(GOAL) Give all the lines below again, exactly, with no pictures.

(Plotting code records)
________________________
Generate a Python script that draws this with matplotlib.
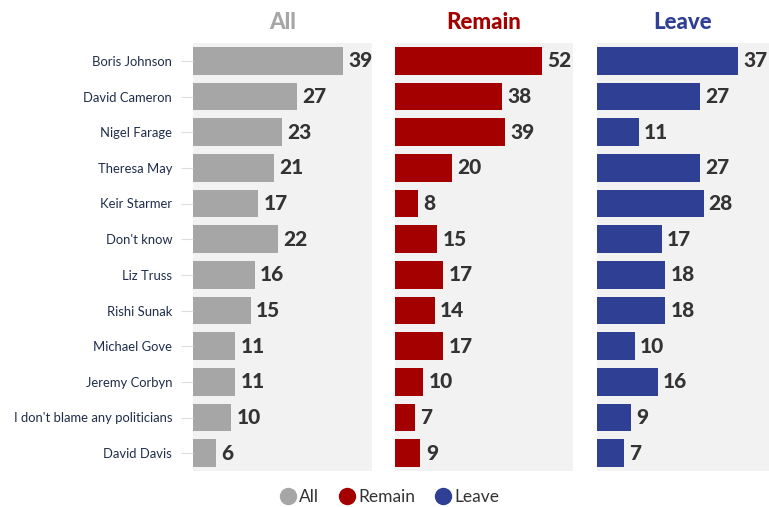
import matplotlib
matplotlib.use("Agg")
import matplotlib.pyplot as plt
from matplotlib.lines import Line2D

categories = ["Boris Johnson", "David Cameron", "Nigel Farage", "Theresa May", "Keir Starmer",
              "Don't know", "Liz Truss", "Rishi Sunak", "Michael Gove", "Jeremy Corbyn",
              "I don't blame any politicians", "David Davis"]
all_vals = [39, 27, 23, 21, 17, 22, 16, 15, 11, 11, 10, 6]
remain_vals = [52, 38, 39, 20, 8, 15, 17, 14, 17, 10, 7, 9]
leave_vals = [37, 27, 11, 27, 28, 17, 18, 18, 10, 16, 9, 7]
series_names = ["All", "Remain", "Leave"]
colors = ["#a6a6a6", "#a50000", "#2e3f94"]

plt.rcParams['font.family'] = ['Lato', 'DejaVu Sans']

fig = plt.figure(figsize=(7.69, 5.07), dpi=100)
lefts = [193/769, 395/769, 597/769]
widths = [179/769, 178/769, 172/769]
xmaxes = [46.5, 63.0, 45.2]
bottom = 1 - 471/507
height = (471 - 43)/507

y = list(range(len(categories)))
for i, (vals, name, col) in enumerate(zip([all_vals, remain_vals, leave_vals], series_names, colors)):
    ax = fig.add_axes([lefts[i], bottom, widths[i], height])
    ax.set_facecolor("#f2f2f2")
    ax.barh(y, vals, height=0.78, color=col)
    ax.set_xlim(0, xmaxes[i])
    ax.set_ylim(len(categories) - 0.5, -0.5)
    for s in ax.spines.values():
        s.set_visible(False)
    ax.set_xticks([])
    for yy, v in zip(y, vals):
        ax.text(v + xmaxes[i]*0.03, yy, str(v), va="center", ha="left",
                fontsize=15, fontweight="black", color="#333333")
    ax.set_title(name, fontsize=16, fontweight="black", color=col, pad=10)
    if i == 0:
        ax.set_yticks(y)
        ax.set_yticklabels(categories, fontsize=9.4, color="#1e2d4a")
        ax.tick_params(axis="y", length=9, color="#dddddd", pad=6)
    else:
        ax.set_yticks([])

handles = [Line2D([0], [0], marker="o", linestyle="", markersize=11.5, markerfacecolor=c,
                  markeredgecolor=c) for c in colors]
fig.legend(handles, series_names, loc="center", bbox_to_anchor=(385/769, 1 - 497/507),
           ncol=3, frameon=False, fontsize=12.5, handletextpad=-0.35, columnspacing=0.6,
           labelcolor="#333333")

fig.savefig("out.png", dpi=100)
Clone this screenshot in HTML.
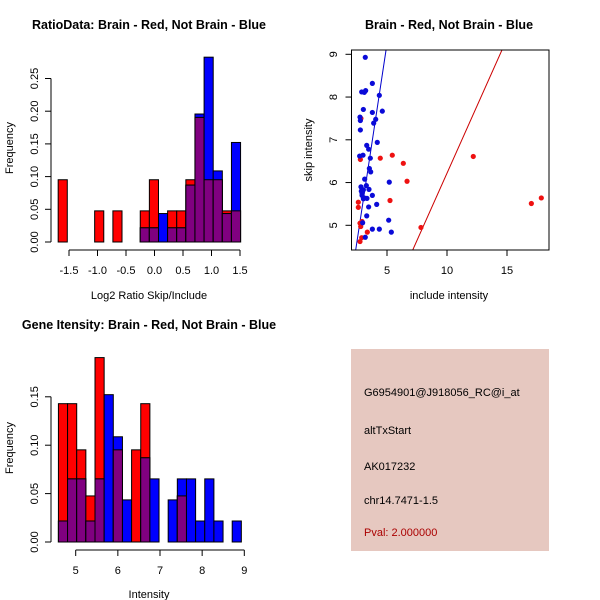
________________________
(OUTPUT FOR THIS EXERCISE)
Generate a Python script that draws this with matplotlib.
import matplotlib
matplotlib.use("Agg")
import matplotlib.pyplot as plt
from matplotlib.lines import Line2D

categories = ["Boris Johnson", "David Cameron", "Nigel Farage", "Theresa May", "Keir Starmer",
              "Don't know", "Liz Truss", "Rishi Sunak", "Michael Gove", "Jeremy Corbyn",
              "I don't blame any politicians", "David Davis"]
all_vals = [39, 27, 23, 21, 17, 22, 16, 15, 11, 11, 10, 6]
remain_vals = [52, 38, 39, 20, 8, 15, 17, 14, 17, 10, 7, 9]
leave_vals = [37, 27, 11, 27, 28, 17, 18, 18, 10, 16, 9, 7]
series_names = ["All", "Remain", "Leave"]
colors = ["#a6a6a6", "#a50000", "#2e3f94"]

plt.rcParams['font.family'] = ['Lato', 'DejaVu Sans']

fig = plt.figure(figsize=(7.69, 5.07), dpi=100)
lefts = [193/769, 395/769, 597/769]
widths = [179/769, 178/769, 172/769]
xmaxes = [46.5, 63.0, 45.2]
bottom = 1 - 471/507
height = (471 - 43)/507

y = list(range(len(categories)))
for i, (vals, name, col) in enumerate(zip([all_vals, remain_vals, leave_vals], series_names, colors)):
    ax = fig.add_axes([lefts[i], bottom, widths[i], height])
    ax.set_facecolor("#f2f2f2")
    ax.barh(y, vals, height=0.78, color=col)
    ax.set_xlim(0, xmaxes[i])
    ax.set_ylim(len(categories) - 0.5, -0.5)
    for s in ax.spines.values():
        s.set_visible(False)
    ax.set_xticks([])
    for yy, v in zip(y, vals):
        ax.text(v + xmaxes[i]*0.03, yy, str(v), va="center", ha="left",
                fontsize=15, fontweight="black", color="#333333")
    ax.set_title(name, fontsize=16, fontweight="black", color=col, pad=10)
    if i == 0:
        ax.set_yticks(y)
        ax.set_yticklabels(categories, fontsize=9.4, color="#1e2d4a")
        ax.tick_params(axis="y", length=9, color="#dddddd", pad=6)
    else:
        ax.set_yticks([])

handles = [Line2D([0], [0], marker="o", linestyle="", markersize=11.5, markerfacecolor=c,
                  markeredgecolor=c) for c in colors]
fig.legend(handles, series_names, loc="center", bbox_to_anchor=(385/769, 1 - 497/507),
           ncol=3, frameon=False, fontsize=12.5, handletextpad=-0.35, columnspacing=0.6,
           labelcolor="#333333")

fig.savefig("out.png", dpi=100)
Clone this screenshot in HTML.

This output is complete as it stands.